The headlines were breathless but accurate: “Valentine’s Day Massacre of Peach Blooms,” screamed the headline in Growing Produce; “Cold snap decimates peach crop in Massachusetts and beyond,” said another. Even the staid Gray Lady declared, “East Peach Crop Almost a Total Failure; California Will Furnish the Principal Supply to New York.”
There is nothing unusual about cold weather in February, but specialists say that the problem this year was caused by the unusually warm days, with temperatures in the 40s and 50s, that preceded the February deep freeze. This provides yet another reminder of the myriad unpredictable consequences of anthropogenic climate change. It also reminds us of the many dimensions of the food security risks faced by our big cities.
Battery Rooftop Garden is located at the base of the Hudson Valley. Dan Donahue, commercial fruit tree specialist with the Cornell Cooperative Extension, confirms that the Hudson River Valley lost 90 percent of its crop through a combination of the February deep-freeze and a cold snap in early April. So you can imagine my surprise when the peach tree in the small rooftop orchard at Battery Rooftop Garden had its best year to date.
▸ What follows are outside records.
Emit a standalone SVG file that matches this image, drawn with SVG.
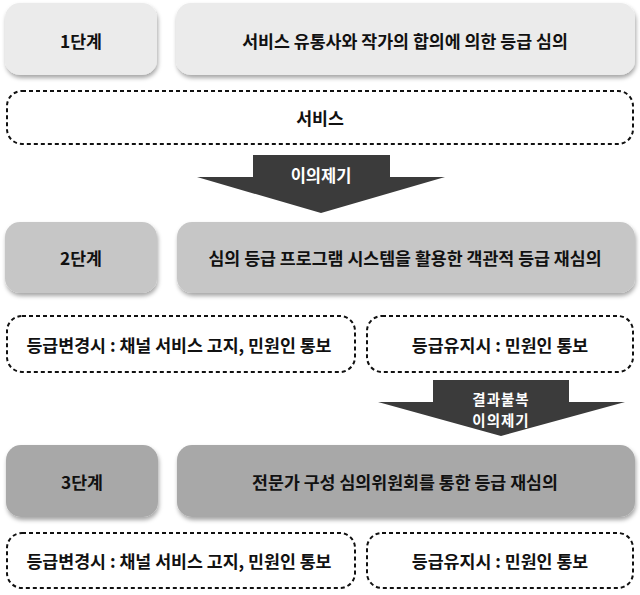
<svg xmlns="http://www.w3.org/2000/svg" width="640" height="595" viewBox="0 0 640 595">
<defs>
<filter id="sh" x="-10%" y="-10%" width="120%" height="130%">
<feDropShadow dx="1" dy="3" stdDeviation="2" flood-color="#000" flood-opacity="0.35"/>
</filter>
<style>
.t{font-family:"Noto Sans CJK KR","Noto Sans",sans-serif;font-weight:bold;font-size:17.3px;fill:#111;text-anchor:middle;dominant-baseline:central}
.w{fill:#fff;font-size:16.5px}
.w2{fill:#fff;font-size:14.5px;letter-spacing:1px}
.s1{fill:#ebebeb}
.s2{fill:#c6c6c6}
.s3{fill:#a8a8a8}
.d{fill:#fff;stroke:#111;stroke-width:2;stroke-dasharray:4 3}
.ar{fill:#3b3b3b}
</style>
</defs>
<rect width="640" height="595" fill="#fff"/>
<g id="stage1">
<rect class="s1" x="5" y="3" width="152" height="72" rx="15" filter="url(#sh)"/>
<text class="t" x="81" y="40">1단계</text>
</g>
<g id="stage1-desc">
<rect class="s1" x="176" y="3" width="459" height="72" rx="15" filter="url(#sh)"/>
<text class="t" x="405" y="40">서비스 유통사와 작가의 합의에 의한 등급 심의</text>
</g>
<g id="service">
<rect class="d" x="7" y="91" width="626" height="53" rx="15"/>
<text class="t" x="320" y="117">서비스</text>
</g>
<g id="stage2">
<rect class="s2" x="5" y="222" width="152" height="71" rx="15" filter="url(#sh)"/>
<text class="t" x="81" y="257">2단계</text>
</g>
<g id="stage2-desc">
<rect class="s2" x="177" y="222" width="458" height="71" rx="15" filter="url(#sh)"/>
<text class="t" x="405" y="257">심의 등급 프로그램 시스템을 활용한 객관적 등급 재심의</text>
</g>
<g id="stage2-change">
<rect class="d" x="7" y="316" width="348" height="56" rx="15"/>
<text class="t" x="179" y="344">등급변경시 : 채널 서비스 고지, 민원인 통보</text>
</g>
<g id="stage2-keep">
<rect class="d" x="367" y="316" width="266" height="56" rx="15"/>
<text class="t" x="500" y="344">등급유지시 : 민원인 통보</text>
</g>
<g id="stage3">
<rect class="s3" x="6" y="445" width="152" height="72" rx="15" filter="url(#sh)"/>
<text class="t" x="82" y="481">3단계</text>
</g>
<g id="stage3-desc">
<rect class="s3" x="177" y="445" width="458" height="72" rx="15" filter="url(#sh)"/>
<text class="t" x="405" y="481">전문가 구성 심의위원회를 통한 등급 재심의</text>
</g>
<g id="stage3-change">
<rect class="d" x="7" y="533" width="348" height="55" rx="15"/>
<text class="t" x="179" y="560">등급변경시 : 채널 서비스 고지, 민원인 통보</text>
</g>
<g id="stage3-keep">
<rect class="d" x="367" y="533" width="266" height="55" rx="15"/>
<text class="t" x="500" y="560">등급유지시 : 민원인 통보</text>
</g>
<g id="connectors">
<polygon class="ar" points="253,155 390,155 390,177 445,177 321,213 197,177 253,177"/>
<text class="t w" x="321" y="175">이의제기</text>
<polygon class="ar" points="433,380 569,380 569,402 625,402 501,436 378,402 433,402"/>
<text class="t w2" x="501" y="398">결과불복</text>
<text class="t w2" x="501" y="419">이의제기</text>
</g>
</svg>
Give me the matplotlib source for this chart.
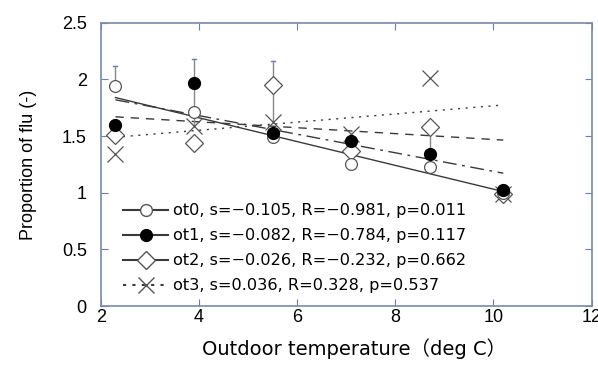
import matplotlib.pyplot as plt
from matplotlib.lines import Line2D

plt.rcParams['font.family'] = ['DejaVu Sans', 'Noto Sans CJK JP']

# outdoor temperature per group
temp = [2.3, 3.9, 5.5, 7.1, 8.7, 10.2]

ot0 = [1.94, 1.71, 1.49, 1.25, 1.23, 1.00]
ot1 = [1.60, 1.97, 1.53, 1.46, 1.34, 1.02]
ot2 = [1.51, 1.44, 1.95, 1.37, 1.58, 0.99]
ot3 = [1.34, 1.59, 1.62, 1.52, 2.01, 0.99]

# vertical bars per group (low, high)
bar_lo = [1.94, 1.59, 1.62, 1.26, 1.23, 1.00]
bar_hi = [2.12, 2.18, 2.16, 1.46, 1.58, 1.07]

# regression lines: slope and value at first temperature
slopes = [-0.105, -0.082, -0.026, 0.036]
start = [1.84, 1.82, 1.67, 1.49]
labels = ['ot0, s=−0.105, R=−0.981, p=0.011',
          'ot1, s=−0.082, R=−0.784, p=0.117',
          'ot2, s=−0.026, R=−0.232, p=0.662',
          'ot3, s=0.036, R=0.328, p=0.537']

fig = plt.figure(figsize=(5.98, 3.67), dpi=100)
ax = fig.add_axes([0.1684, 0.166, 0.821, 0.772])

col = '#3a3a3a'
styles = ['-', (0, (10, 4, 2, 4)), (0, (6, 5)), (0, (1.5, 4))]
x0, x1 = temp[0], temp[-1]
for s, b, ls in zip(slopes, start, styles):
    ax.plot([x0, x1], [b, b + s * (x1 - x0)], color=col, lw=1.0, ls=ls)

for x, lo, hi in zip(temp, bar_lo, bar_hi):
    ax.plot([x, x], [lo, hi], color='#888888', lw=1.0)
    ax.plot([x - 0.04, x + 0.04], [hi, hi], color='#6a7fb0', lw=1.0)

ax.plot(temp, ot3, ls='none', marker='x', ms=11, mew=0.9, color='#555555')
ax.plot(temp, ot2, ls='none', marker='D', ms=9.5, mew=0.9, mfc='white', color='#555555')
ax.plot(temp, ot0, ls='none', marker='o', ms=8.5, mew=0.9, mfc='white', color='#555555')
ax.plot(temp, ot1, ls='none', marker='o', ms=8.5, color='black')

handles = [
    Line2D([], [], color=col, ls='-', marker='o', ms=8.5, mfc='white', mec='#555555'),
    Line2D([], [], color=col, ls='-', marker='o', ms=8.5, mfc='black', mec='black'),
    Line2D([], [], color=col, ls='-', marker='D', ms=9, mfc='white', mec='#555555'),
    Line2D([], [], color=col, ls=(0, (1.5, 3)), marker='x', ms=11, mec='#555555'),
]
ax.legend(handles, labels, loc='lower left', bbox_to_anchor=(0.02, 0.0),
          frameon=False, fontsize=11.6, handlelength=2.75, handletextpad=0.35,
          labelspacing=0.62, borderpad=0.3)

ax.set_xlim(2, 12)
ax.set_ylim(0, 2.5)
ax.set_xticks([2, 4, 6, 8, 10, 12])
ax.set_yticks([0, 0.5, 1, 1.5, 2, 2.5])
ax.set_yticklabels(['0', '0.5', '1', '1.5', '2', '2.5'])
ax.tick_params(direction='in', top=True, right=True, length=5, color='#6a7fb0')
ax.tick_params(axis='y', pad=10)
ax.tick_params(axis='x', pad=2)
for lab in ax.get_xticklabels() + ax.get_yticklabels():
    lab.set_family('Liberation Sans')
    lab.set_fontsize(13)
for sp in ax.spines.values():
    sp.set_color('#7a8aa8')
    sp.set_linewidth(1.2)

ax.set_xlabel('Outdoor temperature（deg C）', fontsize=14, labelpad=9, x=0.517)
ax.set_ylabel('Proportion of flu (-)', fontsize=13, family='Liberation Sans',
              labelpad=18)

fig.savefig('out.png', dpi=100)
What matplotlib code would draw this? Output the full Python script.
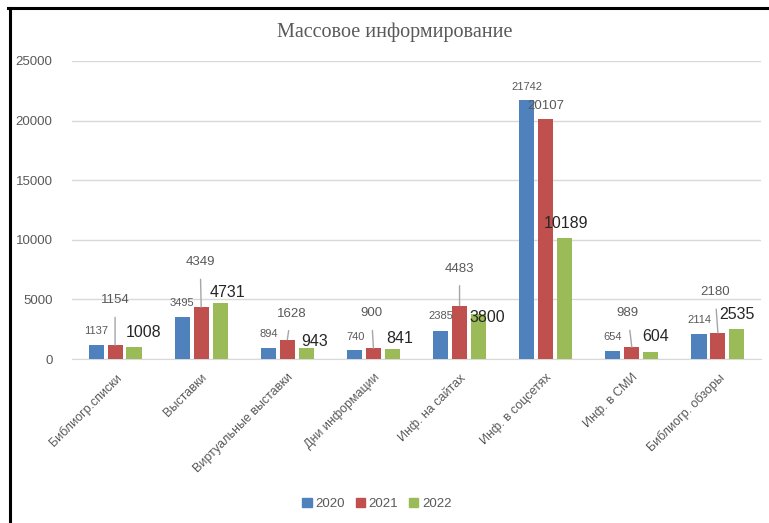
import matplotlib
matplotlib.use("Agg")
import matplotlib.pyplot as plt
from matplotlib.lines import Line2D
from matplotlib.patches import Patch
import numpy as np

plt.rcParams["font.family"] = ["Liberation Sans", "DejaVu Sans"]

categories = ["Библиогр.списки", "Выставки", "Виртуальные выставки", "Дни информации",
              "Инф. на сайтах", "Инф. в соцсетях", "Инф. в СМИ", "Библиогр. обзоры"]
years = ["2020", "2021", "2022"]
v2020 = [1137, 3495, 894, 740, 2385, 21742, 654, 2114]
v2021 = [1154, 4349, 1628, 900, 4483, 20107, 989, 2180]
v2022 = [1008, 4731, 943, 841, 3800, 10189, 604, 2535]

colors = ["#4F81BD", "#C0504D", "#9BBB59"]
GRAY = "#595959"

# label offsets from bar top (pixels), hand-placed like the original
off2020 = [(0, 14), (0, 14), (0, 14), (1, 13), (0, 15), (0, 13), (0, 14), (0, 14)]
off2021 = [(0, 45), (-1, 45), (4, 26), (-2, 35), (0, 37), (0, 13), (-4, 34), (-3, 41)]
off2022 = [(10, 14), (7, 10), (8, 6), (7, 10), (9, -4), (1, 14), (5, 15), (0, 14)]
leader = [True, True, True, True, True, False, True, True]

fig = plt.figure(figsize=(7.69, 5.23), dpi=100)
ax = fig.add_axes([72 / 769, 1 - 359 / 523, (761 - 72) / 769, (359 - 61) / 523])

x = np.arange(len(categories))
w = 0.175
step = 0.22
series = [v2020, v2021, v2022]
for i, (vals, c) in enumerate(zip(series, colors)):
    ax.bar(x + (i - 1) * step, vals, width=w, color=c, zorder=3, label=years[i])

for j in range(len(categories)):
    xb = x[j] - step
    ax.annotate(str(v2020[j]), (xb, v2020[j]), xytext=off2020[j], textcoords="offset pixels",
                ha="center", va="center", fontsize=8, color=GRAY, zorder=5)
    xb = x[j]
    ap = dict(arrowstyle="-", color="#A6A6A6", lw=1, shrinkA=6, shrinkB=0) if leader[j] else None
    ax.annotate(str(v2021[j]), (xb, v2021[j]), xytext=off2021[j], textcoords="offset pixels",
                ha="center", va="center", fontsize=9.5, color=GRAY, zorder=5, arrowprops=ap)
    xb = x[j] + step
    ax.annotate(str(v2022[j]), (xb, v2022[j]), xytext=off2022[j], textcoords="offset pixels",
                ha="center", va="center", fontsize=11.5, color="#262626", zorder=5)

ax.set_xlim(-0.5, len(categories) - 0.5)
ax.set_ylim(0, 25000)
ax.set_yticks(range(0, 25001, 5000))
ax.yaxis.grid(True, color="#D9D9D9", lw=1)
ax.set_axisbelow(True)
for s in ["top", "right", "left"]:
    ax.spines[s].set_visible(False)
ax.spines["bottom"].set_color("#D9D9D9")
ax.tick_params(axis="both", length=0, colors=GRAY, labelsize=9.5)
ax.tick_params(axis="y", pad=14)
ax.set_xticks(x)
ax.set_xticklabels(categories, rotation=45, ha="right", rotation_mode="anchor",
                   fontsize=9, color=GRAY)
ax.tick_params(axis="x", pad=9)

fig.text(395 / 769, 1 - 32 / 523, "Массовое информирование", ha="center", va="center",
         fontsize=14.5, color=GRAY, family=["Liberation Serif", "DejaVu Serif"])

handles = [Patch(color=c) for c in colors]
fig.legend(handles, years, loc="center", bbox_to_anchor=(377 / 769, 1 - 504 / 523), ncol=3,
           frameon=False, handlelength=0.7, handleheight=0.7, handletextpad=0.3,
           columnspacing=0.8, fontsize=9.5, labelcolor=GRAY)

fig.add_artist(Line2D([9.5 / 769, 9.5 / 769], [0, 1 - 8 / 523], color="black", lw=2.2,
                      transform=fig.transFigure))
fig.add_artist(Line2D([8 / 769, 1], [1 - 8 / 523, 1 - 8 / 523], color="black", lw=2.2,
                      transform=fig.transFigure))

fig.savefig("out.png", dpi=100)
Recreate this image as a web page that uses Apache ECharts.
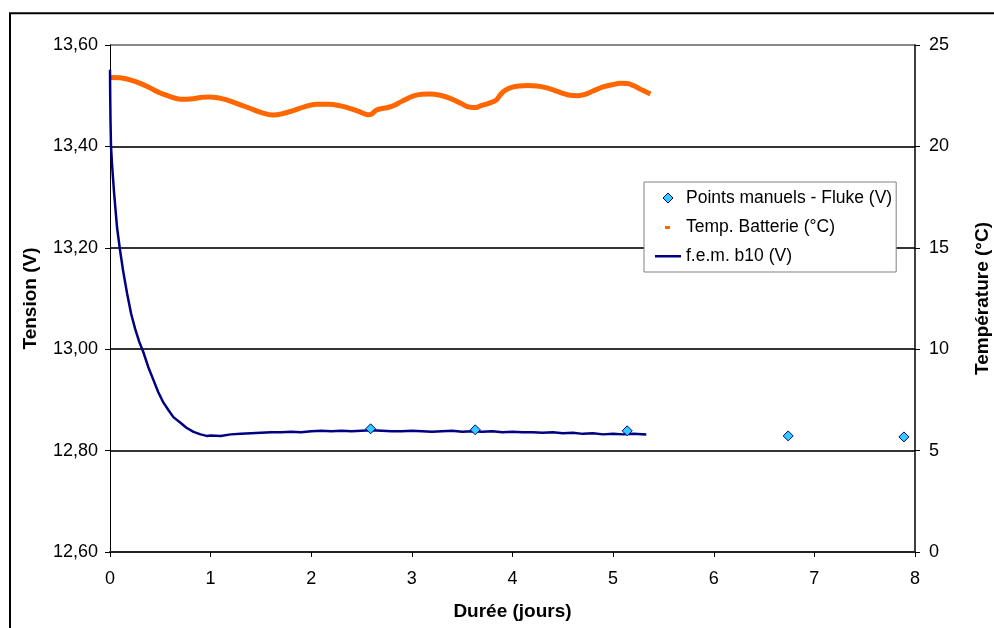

Without any special protection, and indeed without the insecticides, fungicides, fertilization and other attention lavished on the commercial peach crop, the rooftop peach (a dwarf “July Elberta” Prunus persica), produced peaches of unprecedented perfection:
I cannot pretend to know the explanation. On one hand, Manhattan is probably a zone or half-zone warmer than the up-river areas that suffered the greatest losses. On the other, the tree sits on the 35th floor, which is both cooler than ground level and exposed to significantly higher winds. But whatever the explanation, in the midst of the greatest stone fruit crop failure for decades, this urban dweller enjoyed a month of soft, moist, perfectly tree-ripened peaches, with unblemished skins and an intense peach flavor that for most American consumers is only a distant memory.
This is, I believe, a useful reminder that diversity of sourcing is at the heart of any strategy to mitigate urban food security risk, and that small-scale and urban agriculture can play a role that should not be ignored by those making our food policy.